I wonder even if these percentages also change in time for one person. And if people are spending more time with something in ways they don't realize, which kind of distorts recommendations.
I noticed in other subjects, that while students start out most busy learning fundamentals at school, in time the focus changes more to the analysis of other people's work by those fundamentals in university. And what of these higher works are in the realm of fundamentals, and what in another's style, becomes a bit diffuse even. Because style derives from fundamentals, there is always a little to be learned even about fundamentals in just style.
There seems a point of saturation in most subjects, where people concentrate more on a sort of style specialization, even though fundamentals remain important, and are even subject to ongoing research still, by others that keep concentrating on them instead. But usually that isn't to say either is wrong in their different emphasis and goals. Rather even synergetic.

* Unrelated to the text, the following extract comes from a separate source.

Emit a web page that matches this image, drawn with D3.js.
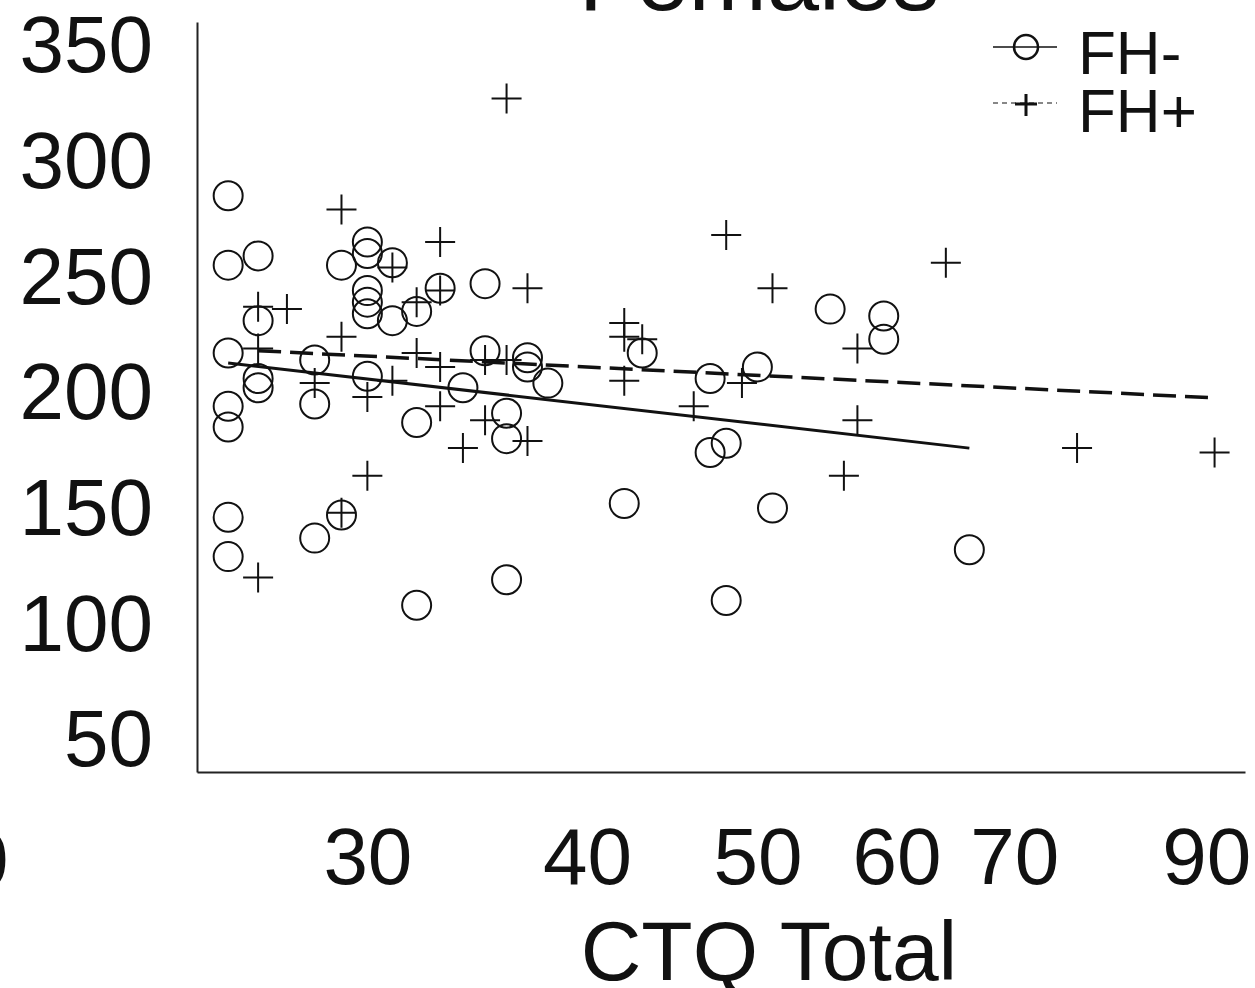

So from a more general perpective, looking at universal problems of life, it keeps making me wonder.
On the other hand, I also do agree a lot, that I often think that most people in the field of programming too are not well enough educated on the fundamentals of computing, and that this hurts them badly in their higher level decisions very often. Usually, they will argue in favour of the quick results they are getting by relying on other people's style interpretation of computing, in languages/frameworks/engines, results they seem content with in the scope of their project. And even though it has so many obvious flaws, unwitting misuse, and unnecessary limitations, hidden behind a shiny surface, maybe they are still right, even in that other things matter more to most people using it. But it can be frustrating of course, to watch them over-do their justification, that nothing else would make sense than living these abstractions. Why they shouldn't aim for more, for going deeper. Why others shouldn't waste their time trying. Often stating strong opinions as fact, while at best relying on hear-say, without ever having done themselves work on compiler construction and language design to qualify their statements. Sometimes I think, a coder isn't a coder, unless coding in his own language. Still, I try to see more the creative opportunity they have in not having to do all that, what aspect makes their work worthwhile, and how it may not really work well otherwise the way it does, all things considered, that they'd miss other opportunities in bogging themselves down too much with fundamentals. Maybe. Or maybe, people really do not spend enough time in the fundamentals of anything, and we should be more consistent in our critique.